Alexandre Taillard de Vorms es en realidad un trasunto de Dominique de Villepin, y tras el pseudónimo Abel Lanzac se esconde, parece ser, un exconsejero del ambicioso político. Sin embargo, ‘Quai D’Orsay’ está muy lejos de ser un ajuste de cuentas. Lanzac, como otros que han estado en su posición, sufre una especie de ‘síndrome de Estocolmo’, algo que queda patente conforme avanza la obra. Así, mientras en la primera parte hay un retrato ácido del ministro, sobre todo centrado en su personalidad más que en sus decisiones, en la segunda parte la obra da un giro para, bajo la apariencia de sátira, mostrarnos a un heróico Villepin en su cruzada contra la guerra de Irak. En realidad, sería erróneo analizar este tebeo como una crítica al poder, pues es más bien una historia de humor costumbrista  ambientada en los pasillos de la política. Francia, país con un Estado tradicionalmente fuerte y acostumbrado a meterse en fregados internacionales que por peso estratégico le van grandes, siente fascinación por qué se esconde tras las puertas de los centros de decisión. Sirva de ejemplo la magnífica película ‘El ejercicio del poder‘, o que la misma ‘Quai D’Orsay’ ha sido lleva a las pantallas por Bertrand Tavernier.

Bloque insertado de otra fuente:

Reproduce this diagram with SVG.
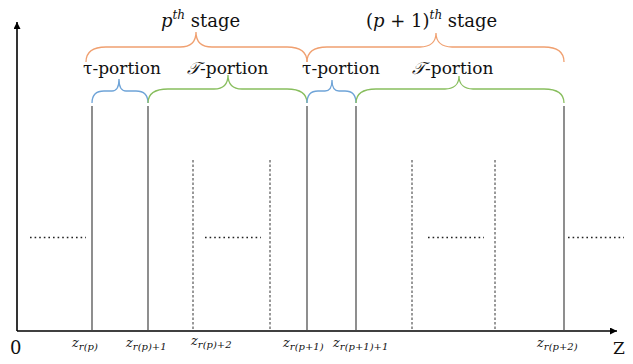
<svg xmlns="http://www.w3.org/2000/svg" width="633" height="364" viewBox="0 0 633 364">
<defs>
<marker id="arr" viewBox="0 0 10 10" refX="10" refY="5" markerWidth="7" markerHeight="7" markerUnits="userSpaceOnUse" orient="auto">
<path d="M0,0 L10,5 L0,10 z" fill="#000"/>
</marker>
</defs>
<style>
.axis{stroke:#000;stroke-width:1.6;fill:none}
.solid{stroke:#444;stroke-width:1.2;fill:none}
.vdot{stroke:#333;stroke-width:1;stroke-dasharray:2.5 2;fill:none}
.hdot{stroke:#222;stroke-width:1.6;stroke-dasharray:1.6 3;fill:none}
.or{stroke:#F0A070;stroke-width:1.3;fill:none}
.bl{stroke:#6FA4D8;stroke-width:1.3;fill:none}
.gr{stroke:#88BE5E;stroke-width:1.3;fill:none}
text{font-family:'DejaVu Serif','Liberation Serif',serif;fill:#111}
.mi{font-style:italic}
</style>
<g id="axes">
<line class="axis" x1="17" y1="331" x2="17" y2="22" marker-end="url(#arr)"/>
<line class="axis" x1="17" y1="331" x2="617" y2="331" marker-end="url(#arr)"/>
</g>
<g id="boundaries">
<line class="solid" x1="92" y1="106" x2="92" y2="331"/>
<line class="solid" x1="148" y1="106" x2="148" y2="331"/>
<line class="solid" x1="307" y1="106" x2="307" y2="331"/>
<line class="solid" x1="356" y1="106" x2="356" y2="331"/>
<line class="solid" x1="564" y1="106" x2="564" y2="331"/>
<line class="vdot" x1="193" y1="160" x2="193" y2="331"/>
<line class="vdot" x1="270" y1="160" x2="270" y2="331"/>
<line class="vdot" x1="412" y1="160" x2="412" y2="331"/>
<line class="vdot" x1="495" y1="160" x2="495" y2="331"/>
<line class="hdot" x1="30" y1="237.5" x2="86" y2="237.5"/>
<line class="hdot" x1="205" y1="237.5" x2="261" y2="237.5"/>
<line class="hdot" x1="428" y1="237.5" x2="484" y2="237.5"/>
<line class="hdot" x1="568" y1="237.5" x2="624" y2="237.5"/>
</g>
<g id="stage-p">
<path class="or" d="M86,62 C86,52 92,47 106,47 L180,47 C190,47 196,42 196,32 C196,42 202,47 212,47 L287,47 C301,47 307,52 307,62"/>
<text font-size="18" x="161" y="27"><tspan class="mi">p</tspan><tspan class="mi" font-size="12" dy="-8">th</tspan><tspan dy="8"> stage</tspan></text>
</g>
<g id="stage-p1">
<path class="or" d="M307,62 C307,52 313,47 327,47 L420,47 C430,47 436,42 436,33 C436,42 442,47 452,47 L544,47 C558,47 564,52 564,62"/>
<text font-size="18" x="366" y="27">(<tspan class="mi">p</tspan> + 1)<tspan class="mi" font-size="12" dy="-8">th</tspan><tspan dy="8"> stage</tspan></text>
</g>
<g id="tau-p">
<path class="bl" d="M92,103 C92,95 96,91 104,91 L112,91 C117,91 119,87 119,79 C119,87 121,91 126,91 L136,91 C144,91 148,95 148,103"/>
<text font-size="17" x="83" y="74">τ-portion</text>
</g>
<g id="T-p">
<path class="gr" d="M148,103 C148,94 154,89 168,89 L214,89 C222,89 228,85 228,75 C228,85 234,89 242,89 L287,89 C301,89 307,94 307,103"/>
<text font-size="17" x="187" y="74"><tspan class="mi">𝒯</tspan>-portion</text>
</g>
<g id="tau-p1">
<path class="bl" d="M307,103 C307,95 311,91 318,91 L325,91 C330,91 332,87 332,80 C332,87 334,91 339,91 L345,91 C352,91 356,95 356,103"/>
<text font-size="17" x="302" y="74">τ-portion</text>
</g>
<g id="T-p1">
<path class="gr" d="M356,103 C356,94 362,89 376,89 L445,89 C453,89 459,85 459,76 C459,85 465,89 473,89 L544,89 C558,89 564,94 564,103"/>
<text font-size="17" x="412" y="74"><tspan class="mi">𝒯</tspan>-portion</text>
</g>
<g id="labels">
<text font-size="18" x="10" y="354">0</text>
<text class="mi" font-size="13" x="72" y="347">z<tspan font-size="10" dy="3">r(p)</tspan></text>
<text class="mi" font-size="13" x="126" y="347">z<tspan font-size="10" dy="3">r(p)+1</tspan></text>
<text class="mi" font-size="13" x="191" y="345">z<tspan font-size="10" dy="3">r(p)+2</tspan></text>
<text class="mi" font-size="13" x="283" y="347">z<tspan font-size="10" dy="3">r(p+1)</tspan></text>
<text class="mi" font-size="13" x="333" y="347">z<tspan font-size="10" dy="3">r(p+1)+1</tspan></text>
<text class="mi" font-size="13" x="537" y="347">z<tspan font-size="10" dy="3">r(p+2)</tspan></text>
<text font-size="17" x="613" y="354">Z</text>
</g>
</svg>
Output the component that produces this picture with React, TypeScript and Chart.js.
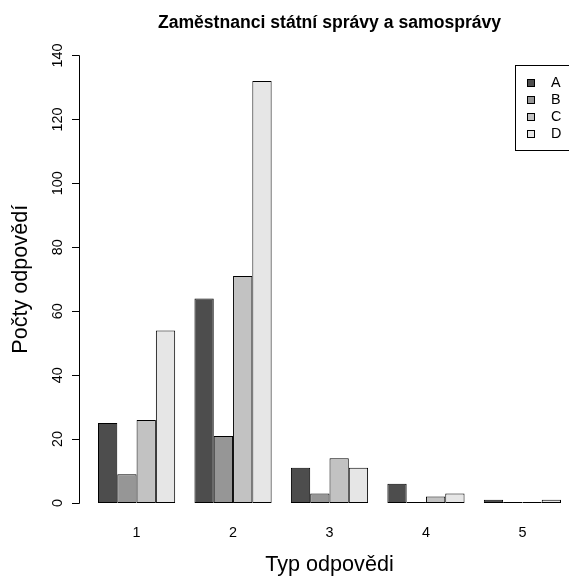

Unas páginas adicionales en la edición integral de Norma dejan intuir cuál ha sido el proceso de trabajo de Abel Lanzac y Christophe Blain para desarrollar esta obra. El exasesor iba contándole situaciones y anécdotas a Blain, y entre los dos daban forma a la historia que el dibujante llevaba después al papel. En el trabajo de Blain reside la fuerza de este cómic. Su dibujo es tremendamente expresivo, y deja al descubierto la personalidad de Villepin/Taillard de Vorms simplemente a través de su gestualidad. Con una escena tan aparentemente aséptica como el descenso del avión oficial sabe retratar ferozmente al ministro.

La edición integral de Norma es correcta, pero tiene un fallo bastante importante de cara a los lectores españoles. No hay ni un triste texto introductorio que contextualice la historia. Ni se habla de Dominique de Villepin ni del momento histórico que le tocó vivir, con Francia al frente de la oposición internacional a la guerra de Irak. El que quiera saber qué hay tras la obra, que se las apañe en Internet.

Quien busque una crítica al poder, que deje pasar ‘Quai D’Orsay’. Sin embargo, aquellos lectores interesados en el poder y sus entresijos disfrutarán sobremanera con este título. Encontrarán un buen montón de situaciones divertidas y verán que, despojados de la pátina que les da su carisma político sobrevenido, quienes gobiernan acumulan tantas virtudes y defectos como el común de los mortales.